Interview: Chuck Statler
Why the “godfather of the music video” isn’t what he seems
Chuck Statler films Elvis Costello.
MTV viewers may suspect that music videos predated the channel, though probably have difficulty naming a director from that era. Chuck Statler, “the godfather of the music video,” is one of them. After collaborating with Devo while at Kent State University, Statler went on to hone his penchant for unusual clips—“Love Stinks” by The J. Geils Band has trumpet players on pogo sticks and vocals delivered from a dentist’s chair—with artists like Elvis Costello and Tiny Tim. A retrospective of his work will be played Thursday at the Music Box Theatre as part of the Movieside Film Festival. Before Statler came to Chicago, The A.V. Club talked to him about why he’s not really the “godfather,” how he probably kept Devo from breaking up, and elevator music.
A.V Club: People regularly credit you as the creator of music videos in North America, but you usually downplay that title.
Chuck Statler: There were many directors and many production companies involved in doing pop clips, “music videos,” long before I engaged in it. I guess that’s in part why it’s gained that reputation, because it’s so closely associated time-wise to MTV that it looks like it really is the precursor to MTV. And I’m not talking about mine specifically, just anybody that was active in doing clips at that point. In great part, because I was fortunate enough to work with Devo and Elvis Costello, who’s had marquee value, that’s put me somewhere on the map.
AVC: There are conflicting accounts on how you got involved with Devo. Were they on the verge of breaking up when you starting working with them?

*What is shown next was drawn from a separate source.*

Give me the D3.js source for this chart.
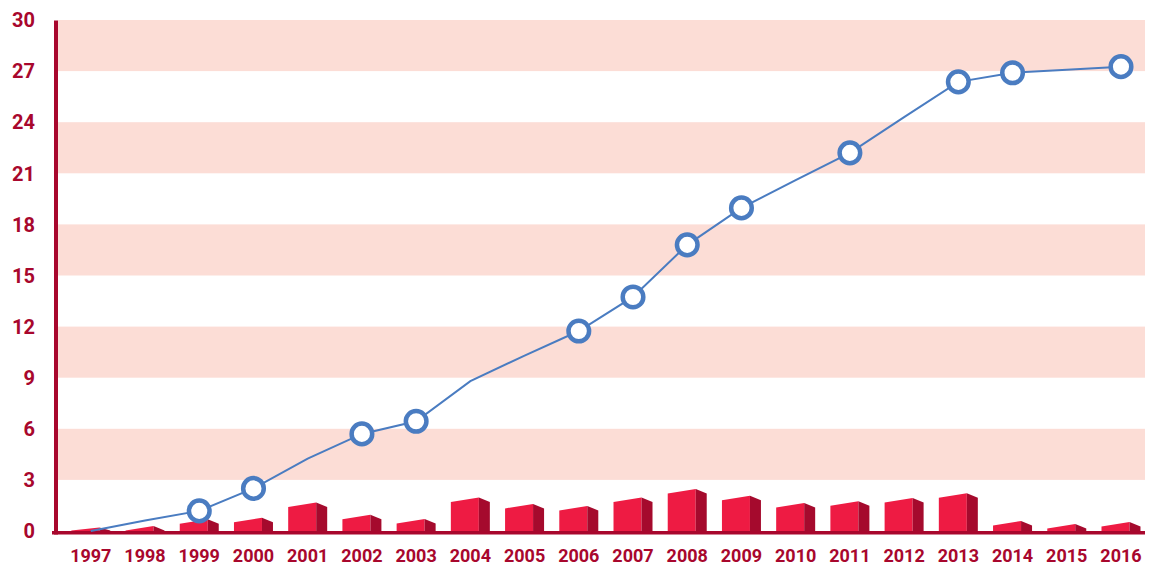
<!DOCTYPE html>
<html>
<head>
<meta charset="utf-8">
<script src="https://cdn.jsdelivr.net/npm/d3@7"></script>
<style>
  html, body { margin: 0; padding: 0; background: #ffffff; }
  svg { display: block; }
  text { font-family: Roboto, "Liberation Sans", Arial, sans-serif; font-weight: 700; fill: #A8072D; }
</style>
</head>
<body>
<svg id="chart" width="1159" height="566"></svg>
<script>
// Years on the x axis
const years = ["1997","1998","1999","2000","2001","2002","2003","2004","2005","2006",
               "2007","2008","2009","2010","2011","2012","2013","2014","2015","2016"];

// Yearly values (columns)
const barValues = [0.2, 0.3, 0.69, 0.78, 1.68, 0.96, 0.7, 1.96, 1.59, 1.47,
                   1.96, 2.47, 2.07, 1.64, 1.74, 1.94, 2.21, 0.59, 0.41, 0.53];

// Cumulative values (line)
const lineValues = [0, 0.62, 1.18, 2.5, 4.25, 5.7, 6.44, 8.8, 10.3, 11.74,
                    13.74, 16.8, 18.97, 20.6, 22.2, 24.3, 26.37, 26.9, 27.08, 27.26];

// Years whose line point carries a circle marker
const markedYears = ["1999","2000","2002","2003","2006","2007","2008","2009","2011","2013","2014","2016"];

// Y axis ticks
const yTicks = [0, 3, 6, 9, 12, 15, 18, 21, 24, 27, 30];

const svg = d3.select("#chart");

const x = d3.scaleBand().domain(years).range([63.7, 1148.1]).paddingInner(0).paddingOuter(0);
const y = d3.scaleLinear().domain([0, 30]).range([531, 20]);
const cx = yr => x(yr) + x.bandwidth() / 2;

const axisColor = "#A8072D";
const bandColor = "#FCDDD6";
const plotLeft = 58, plotRight = 1145;

// Alternating background stripes
const stripes = d3.pairs(yTicks).filter((d, i) => i % 2 === 1);
svg.append("g").selectAll("rect").data(stripes).join("rect")
  .attr("x", plotLeft)
  .attr("width", plotRight - plotLeft)
  .attr("y", d => y(d[1]))
  .attr("height", d => y(d[0]) - y(d[1]))
  .attr("fill", bandColor);

// Pseudo-3D columns: front face plus a darker right side face
const frontW = 28, sideW = 11, slant = 4.5;
const base = y(0);
const bars = svg.append("g").selectAll("g").data(years.map((yr, i) => ({ yr, v: barValues[i] }))).join("g");
bars.each(function(d) {
  const g = d3.select(this);
  const x0 = cx(d.yr) - (frontW + sideW) / 2;
  const x1 = x0 + frontW;
  const x2 = x1 + sideW;
  const top = y(d.v);
  const low = Math.min(top + slant, base - 0.5);
  g.append("path")
    .attr("d", `M${x0},${base} L${x0},${low} L${x1},${top} L${x1},${base} Z`)
    .attr("fill", "#EE1B43");
  g.append("path")
    .attr("d", `M${x1},${base} L${x1},${top} L${x2},${low} L${x2},${base} Z`)
    .attr("fill", "#A50A2D");
});

// Axis lines
svg.append("line")
  .attr("x1", 52).attr("x2", plotRight)
  .attr("y1", 532.8).attr("y2", 532.8)
  .attr("stroke", axisColor).attr("stroke-width", 3.5);
svg.append("line")
  .attr("x1", 56).attr("x2", 56)
  .attr("y1", 20.5).attr("y2", 534.5)
  .attr("stroke", axisColor).attr("stroke-width", 4);

// Y tick labels
svg.append("g").selectAll("text").data(yTicks).join("text")
  .attr("x", 35)
  .attr("y", d => y(d))
  .attr("dy", "0.36em")
  .attr("text-anchor", "end")
  .style("font-size", "20px")
  .text(d => d);

// X tick labels
svg.append("g").selectAll("text").data(years).join("text")
  .attr("x", d => cx(d))
  .attr("y", 561.5)
  .attr("text-anchor", "middle")
  .style("font-size", "18px")
  .text(d => d);

// Cumulative line
const pts = years.map((yr, i) => ({ yr, v: lineValues[i] }));
const line = d3.line()
  .x(d => cx(d.yr))
  .y(d => y(d.v));
svg.append("path")
  .datum(pts)
  .attr("d", line)
  .attr("fill", "none")
  .attr("stroke", "#4A7CC1")
  .attr("stroke-width", 2);

// Circle markers
svg.append("g").selectAll("circle").data(pts.filter(d => markedYears.includes(d.yr))).join("circle")
  .attr("cx", d => cx(d.yr))
  .attr("cy", d => y(d.v))
  .attr("r", 10.3)
  .attr("fill", "#ffffff")
  .attr("stroke", "#4A7CC1")
  .attr("stroke-width", 4.5);
</script>
</body>
</html>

CS: That’s my understanding as an eyewitness. I can tell you from my own experience and recollection that it certainly appeared that they had run their course. I can distinctly remember the conversation and evening when I sat in an all-night diner with Jerry Casale about 3 in the morning, and he was lamenting the fact that they had expired all their possibilities, at least the potential for ones they would be interested in. And that’s when I said, “Gee, before anything happens, before the demise of Devo, I want to document it.” I know it’s a little more awkward for Jerry to talk about this or admit this, but I know that Mark [Mothersbaugh] has no hesitation to talk about the effect of the video and what it meant to the band in terms of actually getting them the exposure that they needed to then start this bidding war in launching their career. Not that there wasn’t some interest in the band before that, but that’s really the spark that ignited the whole Devo campaign.
AVC: What made you want to document Devo?
CS: I knew both Jerry and Mark, so knowing that I appreciated what they were doing musically; but they both had quite a strong suit visually and it was just kind of a shared aesthetic. We had grown up together those years and had a mutual appreciation for everything from John Waters and Russ Meyer to Luis Buñuel. There was little question that it would be this visual presentation; in fact that’s what we set about to do. Obviously, we hit the mark at some point there.
AVC: You’re working on a documentary about elevator music called The Music From The Ceiling. How did you get interested in something people generally avoid?
CS: Oh yeah, and that was by design. It was really accompaniment to whatever the activity was, to either try to move you quicker through a situation or slow you down with the tempo and the pace of the music. But beyond that, then, of course there was all the negative backlash. How I got interested is back when I went to Kent State, I got this album at a flea market. There was a muzak album—muzak as a record album, an LP! Right here between Hendrix and The Doors, there’s a muzak album. It was something I always found curious. I paid a lot of attention to it, and I knew lots of other people kind of ignored it. But then in the late ’90s I came across Joseph Lanza’s book [Elevator Music: A Surreal History Of Muzak, Easy-Listening, And Other Moodsong]. When I read the book, I started to envision a documentary about it. I didn’t know how difficult that would be.
AVC: How difficult was it?
CS: These were faceless artists. When you go to do a music doc, and you can’t put a face to the music, it becomes a little difficult. But I found a way to deal with that. I collected over a hundred of what I define as “elevator music” albums over the last three or four years doing this research. A lot of them are really dreadful, but I did cull from that a good two to three dozen that I think are really interesting, because of the fact there are these strains of this ethereal trip-hop kind of music. It is an otherworldly kind of music, and a genre unto itself. Anyway, I know there’s enough material to sustain it at least for an hour. I’ve collected enough. I still think it’s interesting. I think it’s time for some re-evaluation, because now there’s enough critical distance, because all that has kind of passed. In fact, when I even talk to younger people—I’m talking in general about people who are in their 20s—a lot of them don’t even know what elevator music is. They’ve heard the term, but really don’t know what it means, and they certainly don’t know what muzak is. I’m in a Gap store in a mall, and ask the young woman who’s a clerk there, and I heard what was on the overhead speaker, and asked her, “Is that muzak?” And she said, “What’s muzak?”
AVC: Is muzak interesting enough to sustain a music video?
CS: [Laughs.] I don’t know how you’d do a music video, but I think you could. If you were doing a music video for an instrumental artist, because of the fact that it is background, you could probably do anything with it.